Boko Haram crisis: Nigeria army 'warned about Baga attack'

Nigeria officers in northern Nigeria - April 2013 Image copyright AFP
Image caption Nigeria's military has a strong presence in northern towns and cities

Nigeria's army failed to protect Baga's civilians despite warnings that militants were going to attack, rights group Amnesty International has said.

Some reports say as many as 2,000 people died in Boko Haram's raids on the north-eastern town this month, but the government puts the toll at 150.

Amnesty quotes an unnamed senior army source as saying the Islamist militants told residents about the offensive.

But the defence spokesman told the BBC there had been continuous patrols.

"It is not true to say nothing was done," Maj Gen Chris Olukolade said in response to Amnesty International's allegations.

Boko Haram launched a full-scale insurgency in north-eastern Nigeria in 2009 to create an Islamic state.
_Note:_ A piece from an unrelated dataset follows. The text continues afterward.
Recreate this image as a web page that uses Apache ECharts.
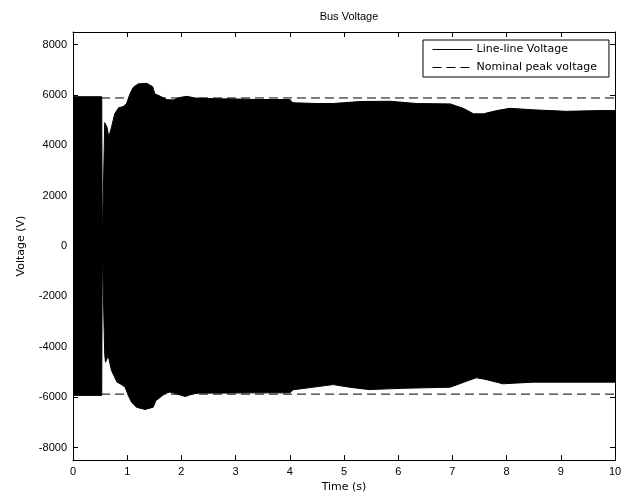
<!DOCTYPE html>
<html lang="en">
<head>
    <meta charset="UTF-8">
    <title>Bus Voltage</title>
    <script src="https://cdn.jsdelivr.net/npm/echarts@6/dist/echarts.min.js"></script>
</head>
<body style="margin:0;background:#fff;">
<div id="chart" style="width:631px;height:498px;"></div>
<script type="text/javascript">

    // envelope of the line-line voltage (time in s, volts)
    var upperT = [0, 0.53, 0.54, 0.575, 0.585, 0.6, 0.63, 0.66, 0.71, 0.77, 0.84, 0.93, 0.99, 1.05, 1.11, 1.2, 1.36, 1.47, 1.51, 1.56, 1.62, 1.73, 1.85, 1.97, 2.1, 2.25, 2.6, 3.0, 3.4, 4.0, 4.06, 4.5, 4.8, 5.3, 5.85, 6.34, 6.96, 7.2, 7.39, 7.57, 7.82, 8.06, 8.49, 9.1, 9.72, 10];
    var upperV = [5930, 5930, 0, 0, 4900, 4920, 4700, 4320, 4720, 5250, 5490, 5540, 5670, 6040, 6300, 6440, 6460, 6330, 6040, 6000, 5935, 5815, 5800, 5900, 5945, 5880, 5850, 5840, 5820, 5816, 5690, 5660, 5660, 5740, 5750, 5660, 5645, 5470, 5250, 5250, 5380, 5470, 5410, 5350, 5380, 5380];
    var lowerT = [0, 0.53, 0.54, 0.575, 0.585, 0.6, 0.65, 0.71, 0.81, 0.87, 0.96, 1.02, 1.08, 1.17, 1.33, 1.48, 1.53, 1.57, 1.69, 1.78, 1.91, 2.07, 2.21, 2.34, 2.8, 3.3, 4.0, 4.06, 4.8, 5.1, 5.46, 6.07, 6.96, 7.26, 7.44, 7.62, 7.93, 8.49, 9.1, 10];
    var lowerV = [-5930, -5930, 0, 0, -4300, -4610, -4350, -4940, -5400, -5470, -5600, -5935, -6200, -6400, -6490, -6400, -6130, -6070, -5870, -5800, -5870, -5975, -5870, -5840, -5840, -5830, -5830, -5710, -5500, -5605, -5700, -5650, -5605, -5370, -5230, -5300, -5470, -5405, -5405, -5405];
    var nominalPeak = 5880;
    var xTicks = [0, 1, 2, 3, 4, 5, 6, 7, 8, 9, 10];
    var yTicks = [-8000, -6000, -4000, -2000, 0, 2000, 4000, 6000, 8000];

    function pairs(ts, vs) {
        var out = [];
        for (var i = 0; i < ts.length; i++) {
            out.push([ts[i], vs[i]]);
        }
        return out;
    }

    var font = 'Liberation Sans';
    var wide = 'DejaVu Sans';
    var line = {onZero: false, lineStyle: {color: '#000', width: 1}};
    var plain = function (v) { return String(v); };

    function tickOf(list) {
        return {inside: true, length: 5, lineStyle: {color: '#000'}, customValues: list};
    }

    var option = {
        backgroundColor: '#fff',
        animation: false,
        textStyle: {fontFamily: font},
        title: {
            text: 'Bus Voltage',
            left: 344,
            top: 6,
            textAlign: 'center',
            textStyle: {fontFamily: font, fontSize: 11, fontWeight: 'normal', color: '#000'}
        },
        legend: {
            orient: 'vertical',
            left: 423,
            top: 40,
            padding: [4, 12, 4, 9],
            itemWidth: 40,
            itemHeight: 13,
            itemGap: 7,
            backgroundColor: '#fff',
            borderColor: '#000',
            borderWidth: 1,
            itemStyle: {opacity: 0},
            lineStyle: {width: 1},
            textStyle: {fontFamily: wide, fontSize: 11, color: '#000', padding: [0, 0, 0, -1]},
            data: ['Line-line Voltage', 'Nominal peak voltage']
        },
        grid: {left: 73, right: 16, top: 32, bottom: 36},
        xAxis: [{
            type: 'value',
            min: 0,
            max: 10,
            name: 'Time (s)',
            nameLocation: 'middle',
            nameGap: 21,
            nameTextStyle: {fontFamily: wide, fontSize: 11, color: '#000'},
            axisLine: line,
            axisTick: tickOf(xTicks),
            axisLabel: {fontSize: 11, color: '#000', margin: 6, customValues: xTicks, formatter: plain},
            splitLine: {show: false}
        }, {
            type: 'value',
            position: 'top',
            min: 0,
            max: 10,
            axisLine: line,
            axisTick: tickOf(xTicks),
            axisLabel: {show: false},
            splitLine: {show: false}
        }],
        yAxis: [{
            type: 'value',
            min: -8500,
            max: 8500,
            name: 'Voltage (V)',
            nameLocation: 'middle',
            nameGap: 46,
            nameTextStyle: {fontFamily: wide, fontSize: 11, color: '#000'},
            axisLine: line,
            axisTick: tickOf(yTicks),
            axisLabel: {fontSize: 11, color: '#000', margin: 6, customValues: yTicks, formatter: plain},
            splitLine: {show: false}
        }, {
            type: 'value',
            position: 'right',
            min: -8500,
            max: 8500,
            axisLine: line,
            axisTick: tickOf(yTicks),
            axisLabel: {show: false},
            splitLine: {show: false}
        }],
        series: [{
            name: 'Line-line Voltage',
            type: 'line',
            symbol: 'none',
            lineStyle: {color: '#000', width: 1},
            itemStyle: {color: '#000'},
            areaStyle: {color: '#000', opacity: 1, origin: 0},
            data: pairs(upperT, upperV)
        }, {
            name: 'Line-line Voltage',
            type: 'line',
            symbol: 'none',
            lineStyle: {color: '#000', width: 1},
            itemStyle: {color: '#000'},
            areaStyle: {color: '#000', opacity: 1, origin: 0},
            data: pairs(lowerT, lowerV)
        }, {
            name: 'Nominal peak voltage',
            type: 'line',
            symbol: 'none',
            lineStyle: {color: '#000', width: 1, type: [9, 5]},
            itemStyle: {color: '#000'},
            z: 3,
            data: [[0, nominalPeak], [10, nominalPeak]]
        }, {
            name: 'Nominal peak voltage',
            type: 'line',
            symbol: 'none',
            lineStyle: {color: '#000', width: 1, type: [9, 5]},
            itemStyle: {color: '#000'},
            z: 3,
            data: [[0, -nominalPeak], [10, -nominalPeak]]
        }]
    };

    var chart = echarts.init(document.getElementById('chart'));
    chart.setOption(option);
</script>
</body>
</html>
But since the government declared a state of emergency 20 months ago in three north-eastern states to deal with it, Boko Haram has strengthened and now controls several towns, where it has declared a caliphate.

Boko Haram at a glance

Image copyright AFP
  • Founded in 2002, initially focused on opposing Western-style education - Boko Haram means "Western education is forbidden" in the Hausa language
  • Launched military operations in 2009 to create Islamic state
  • Thousands killed, mostly in north-eastern Nigeria - has also attacked police and UN headquarters in capital, Abuja
  • Has abducted hundreds, including at least 200 schoolgirls
  • Controls several north-eastern towns
  • Has launched attacks on Cameroon

Why is Boko Haram so strong?

Soldiers without weapons

According to evidence gathered by Amnesty International, commanders at the military base in Baga, in the far north-east of Nigeria, regularly informed military headquarters in November and December 2014 of the threat of a Boko Haram attack and repeatedly requested reinforcements.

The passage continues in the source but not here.